Aún con todas las incógnitas abiertas en Cataluña, el futuro en España apunta a un posible gobierno de coalición PSOE y Ciudadanos. Un Sánchez-Rivera, o un Rivera-Sánchez, según las últimas encuestas. Cierto es que una cosa es opinar y otra votar. Pero hay dos elementos que confirman esa posibilidad: es muy difícil ser un gran partido nacional siendo residual en Cataluña, como ha advertido Pedro Sánchez, y eso le pasa al PP. Y le pasa algo más: a medida que Podemos se deshincha, menos votante conservador acude al refugio popular y se permite apostar por un centro derecha de cambio y sin corrupción como Ciudadanos. Es la tendencia. De modo que con un Sánchez activo y armado con un interesante decálogo de transformaciones -que incluye un impuesto a las transacciones bancarias para apoyar las pensiones- y con un Rivera reforzado por los resultados catalanes, se dibuja una coalición operativa para desalojar a Rajoy del poder. Ya estuvo a punto de suceder en la primavera de 2016, con cien medidas pactadas, pero Podemos lo impidió. Esta legislatura se la debe Rajoy a Pablo Iglesias.

La reaparición de Sánchez en Madrid el pasado martes no fue un acto más. Su discurso sonaba a alternativa y repartió titulares: «hay guerra fría PP-Ciudadanos»; «esta es una legislatura de pérdida de oportunidades y ya no da más de sí»; «el votante de Podemos después de Cataluña está consternado», etc. En el público, significativa representación empresarial y mediática con dirigentes que apoyaron a Susana Díaz en las primarias. «Es que las heridas del partido están cicatrizando», estimaba a la salida Abel Caballero, presidente de la FEMP y alcalde de Vigo, campeón en votos. Veremos.

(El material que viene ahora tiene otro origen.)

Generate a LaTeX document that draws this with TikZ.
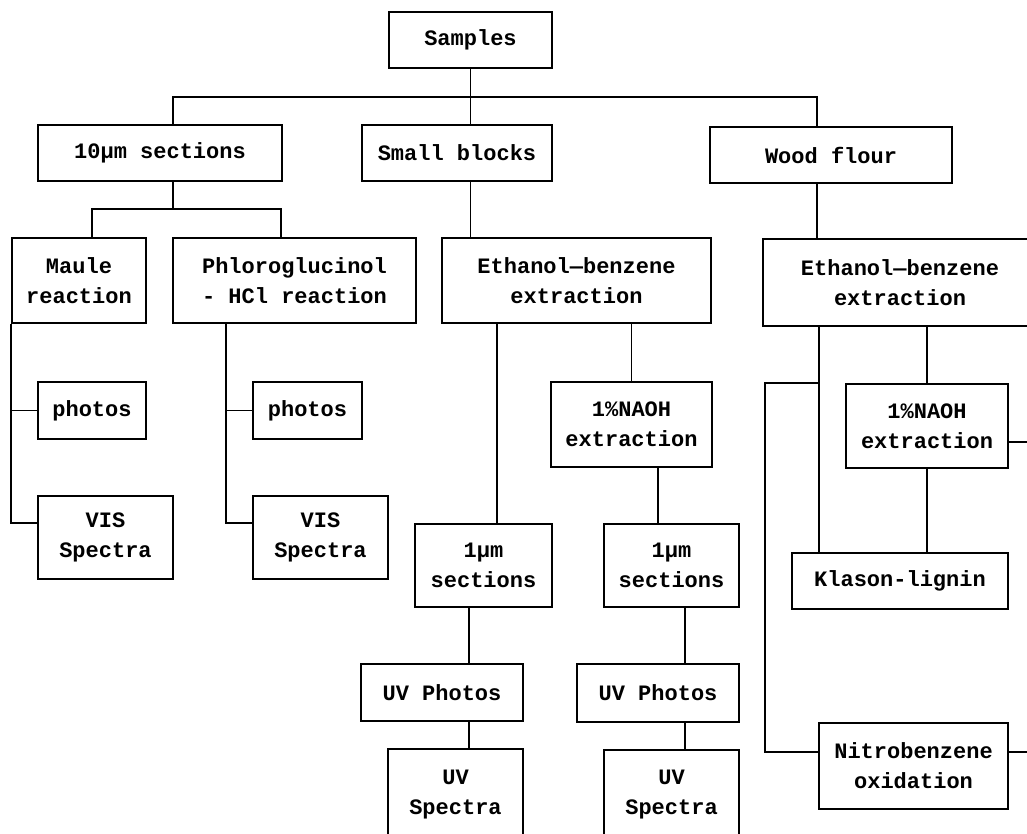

Dos días después Pablo Iglesias dio débiles señales de vida después de tres semanas largas desaparecido. «Tiene una tarea interna muy importante», decían en su partido. Incógnita máxima. Leve autocrítica sobre Cataluña y perspectiva difícil porque sus socios Domènech y Colau facilitan la vida a los independentistas. Cero concesiones a los constitucionalistas. Una parte de su electorado ya se fugó, incluso a Ciudadanos, y los que quedaron no parecen muy felices.

Entretanto, se adivinan movimientos sísmicos en el independentismo. Puigdemont enrocado en Bruselas y en su investidura telemática ya cansa a los de Esquerra. La Justicia no facilita una salida de Junqueras, ni siquiera de Jordi Sánchez y Joaquim Forn que admiten que la vía unilateral no lleva más que a la cárcel. Pero los plazos vencen y el día 17 habrá mesa del Parlament que nadie por el momento se decide a presidir. Carme Forcadell dice que ya tuvo bastante y volver a violentar la ley el primer día, a mayor gloria de Puigdemont, no atrae a nadie. Hasta Artur Mas, que es el que la lió y el que eligió a su sucesor, se ha retirado. Tiempos inciertos con mayoría parlamentaria pero no social, propuestas excéntricas y signos de agotamiento.

Y algo más, interesante: la crítica político-satírica de Tabarnia, con miles de ciudadanos simpatizantes con la idea de independizarse de la Cataluña independentista, expresa la vigencia de una sociedad civil antes silenciosa. El espectáculo de réplica al secesionismo continúa con un gran fichaje de la escena: Albert Boadella, fundador de Els Joglars, el grupo teatral antifranquista que tuvo que «exiliarse» de Cataluña perseguido por el pujolismo, enfurecido por la burla en la mítica obra «Ubú President». No se lo pierdan: ademas de copiar cualquier slogan independentista y aplicárselo a Tabarnia, para el martes 16 está prevista la entronización de Boadella como president de Tabarnia con un discurso desde el exilio de Madrid vía telemática. Más madera para los medios internacionales a los que se les recuerda así que no hay una Cataluña sino dos, la del interior que quiere independizarse y la de la Barcelona que prefiere recuperar su esplendor económico y cultural, ahora decadente, y seguir siendo comunidad (muy) autónoma, pero española. Este país es todo menos aburrido.